You’re hoping that more new money is added. And that you – as aspiring members of the elite – get some of it. But, you’re a little late to the party. You don’t control the system. Old people control the system. The oligarchs. The fixers. The manipulators. The ones with the money. And the power. They’re going to take the new money, and the old money. And then, the system is going to blow up before you get to the head of the line.

‘Intertemporal discoordination’ is the kind of expression you’d expect from a German. In this case, it was Ludwig von Mises. He was Austrian. Same difference. The expression means that when the authorities meddle with the supply of money and credit, they inevitably make a mess of things. But it is a very special kind of mess. First, as Cantillon noticed, the insiders get first crack at the money. Second, the new money creates distortions and disruptions that doom the whole system to collapse.

The famous economist, John Maynard Keynes, explained the importance of credit as “a link between the present and the future”. That’s what that ‘intertemporal’ is all about. In a nutshell, your parents and the insiders get the new credit. You get the old debt.

I speak as something of an expert, or at a least a veteran, on this matter. Thirty years ago, I didn’t think it was fair that my generation should run up so much government debt and expect you to pay for it. I put together a class action suit against the US government, in which my son, Will, who was seven years old at the time, was the primary plaintiff. 

In short, a federal court ruled against us. It said we didn’t have standing to sue. That was when Will and other youngsters faced $1.7trn of federal debt. Now, there’s ten times more. Economist Richard Duncan thinks it will go over $30trn before the whole thing blows up.

Why so much debt? Because it is the way the insiders transfer real wealth from you to them. The financial industry loans you money for houses, cars, you name it. And – in the case of mortgages – the loan will be backed by Fannie Mae. Mortgage loans rarely get paid off. Instead, they just go on forever, from one ‘owner’ to the next.

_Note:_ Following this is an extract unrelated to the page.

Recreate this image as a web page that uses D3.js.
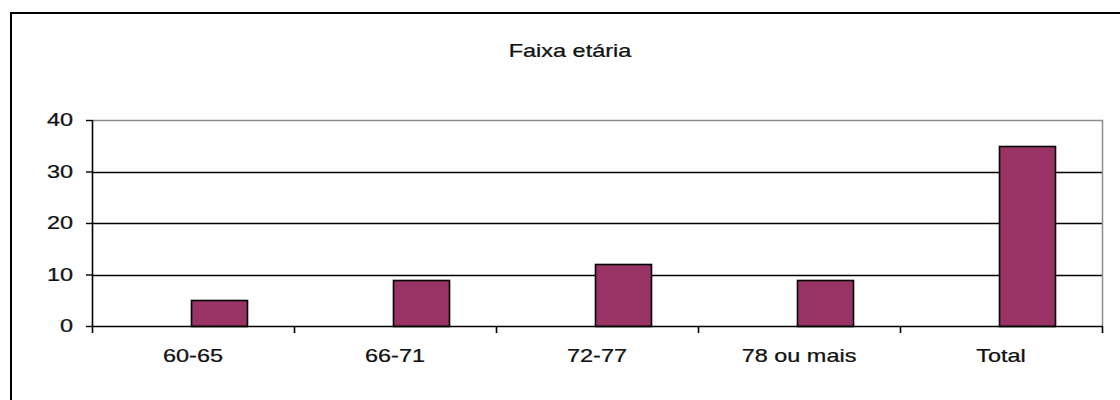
<!DOCTYPE html>
<html>
<head>
<meta charset="utf-8">
<script src="https://cdn.jsdelivr.net/npm/d3@7"></script>
<style>
  html, body { margin: 0; padding: 0; background: #fff; }
  svg { display: block; }
  text { font-family: "Liberation Sans", Arial, sans-serif; fill: #111; stroke: #111; stroke-width: 0.25px; }
</style>
</head>
<body>
<svg id="chart" width="1120" height="400"></svg>
<script>
// Chart data
const title = "Faixa etária";
const categories = ["60-65", "66-71", "72-77", "78 ou mais", "Total"];
const values = [5, 9, 12, 9, 35];
const yTicks = [0, 10, 20, 30, 40];

const W = 1120, H = 400;
const plot = { left: 92, right: 1102, top: 120, bottom: 326 };
const fontSize = 17.5;
const stretch = 1.34;   // wide glyph proportion of the labels
const barColor = "#993366";

const svg = d3.select("#chart");

// Outer chart frame (right and bottom edges run past the canvas)
svg.append("rect")
  .attr("x", 11).attr("y", 13)
  .attr("width", W + 20).attr("height", H + 20)
  .attr("fill", "#fff")
  .attr("stroke", "#000").attr("stroke-width", 2);

const x = d3.scaleBand()
  .domain(categories)
  .range([plot.left, plot.right])
  .paddingInner(0).paddingOuter(0);

const y = d3.scaleLinear()
  .domain([0, 40])
  .range([plot.bottom, plot.top]);

// helper: horizontally stretched text
function label(g, tx, ty, str, anchor) {
  return g.append("text")
    .attr("transform", `translate(${tx},${ty}) scale(${stretch},1)`)
    .attr("text-anchor", anchor)
    .attr("font-size", fontSize)
    .text(str);
}

// Title
label(svg, 570, 57, title, "middle");

// Horizontal gridlines
svg.append("g")
  .selectAll("line")
  .data(yTicks.filter(t => t > 0 && t < 40))
  .join("line")
  .attr("x1", plot.left).attr("x2", plot.right)
  .attr("y1", d => Math.round(y(d)) + 0.5).attr("y2", d => Math.round(y(d)) + 0.5)
  .attr("stroke", "#000").attr("stroke-width", 1.4);

// Plot area border (top and right) in gray
svg.append("path")
  .attr("d", `M${plot.left},${plot.top + 0.5}H${plot.right + 0.5}V${plot.bottom}`)
  .attr("fill", "none")
  .attr("stroke", "#8c8c8c").attr("stroke-width", 1.5);

// Bars
svg.append("g")
  .selectAll("rect")
  .data(categories.map((c, i) => ({ c, v: values[i] })))
  .join("rect")
  .attr("x", d => Math.round(x(d.c) + x.bandwidth() * 0.49) + 0.5)
  .attr("width", Math.round(x.bandwidth() * 0.277))
  .attr("y", d => Math.round(y(d.v)) + 0.5)
  .attr("height", d => Math.round(y(0)) - Math.round(y(d.v)))
  .attr("fill", barColor)
  .attr("stroke", "#000").attr("stroke-width", 1.6);

// Y axis
const yAxis = svg.append("g")
  .attr("transform", `translate(${plot.left},0)`)
  .call(d3.axisLeft(y).tickValues(yTicks).tickSize(6).tickFormat(""));
yAxis.select(".domain").attr("stroke", "#000").attr("stroke-width", 1.6)
  .attr("d", `M0.5,${plot.top}V${plot.bottom}`);
yAxis.selectAll(".tick line").attr("stroke", "#000").attr("stroke-width", 1.4);
yTicks.forEach(t => {
  label(svg, 73, y(t) + 6, String(t), "end");
});

// X axis with ticks at category boundaries
const bounds = categories.map(c => x(c)).concat([plot.right]);
const xAxis = svg.append("g");
xAxis.append("line")
  .attr("x1", plot.left).attr("x2", plot.right + 1)
  .attr("y1", plot.bottom + 0.5).attr("y2", plot.bottom + 0.5)
  .attr("stroke", "#000").attr("stroke-width", 1.6);
xAxis.selectAll("line.tick")
  .data(bounds)
  .join("line")
  .attr("class", "tick")
  .attr("x1", d => Math.round(d) + 0.5).attr("x2", d => Math.round(d) + 0.5)
  .attr("y1", plot.bottom).attr("y2", plot.bottom + 7)
  .attr("stroke", "#000").attr("stroke-width", 1.6);
categories.forEach(c => {
  label(svg, x(c) + x.bandwidth() / 2, 362, c, "middle");
});
</script>
</body>
</html>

That is how the financial industry came to be landlord to 44 million Americans.  Where do the banks get the money they lend you? Out of nowhere.

But you’re already acquainted with the credit system, aren’t you? The average graduating student has about $25,000 in debt. Here in Baltimore the marginal tax rate is close to 50%. So, you’ll have to clear $50,000 in income to pay it back.

When the Spanish conquered Latin America, their ‘encomienda’ system typically required only 40 days of work from their victims. The French conquered Madagascar; they forced male Hovas between the age of 16 and 60 to work 50 days per year. The US example is closer to that of Russia, where Tsar Paul I, in 1797, declared that three days a week was enough for serfs to give their lords and masters. That works out to nearly 150 days.

A 50% tax rate – federal, state, and local – is the equivalent of about 125 days of forced labour per year. Pretty steep. But that’s just the beginning. In our system of crony democracy, all the major industries have whips in their hands.

And, now that you’re out of college you can join the corvée.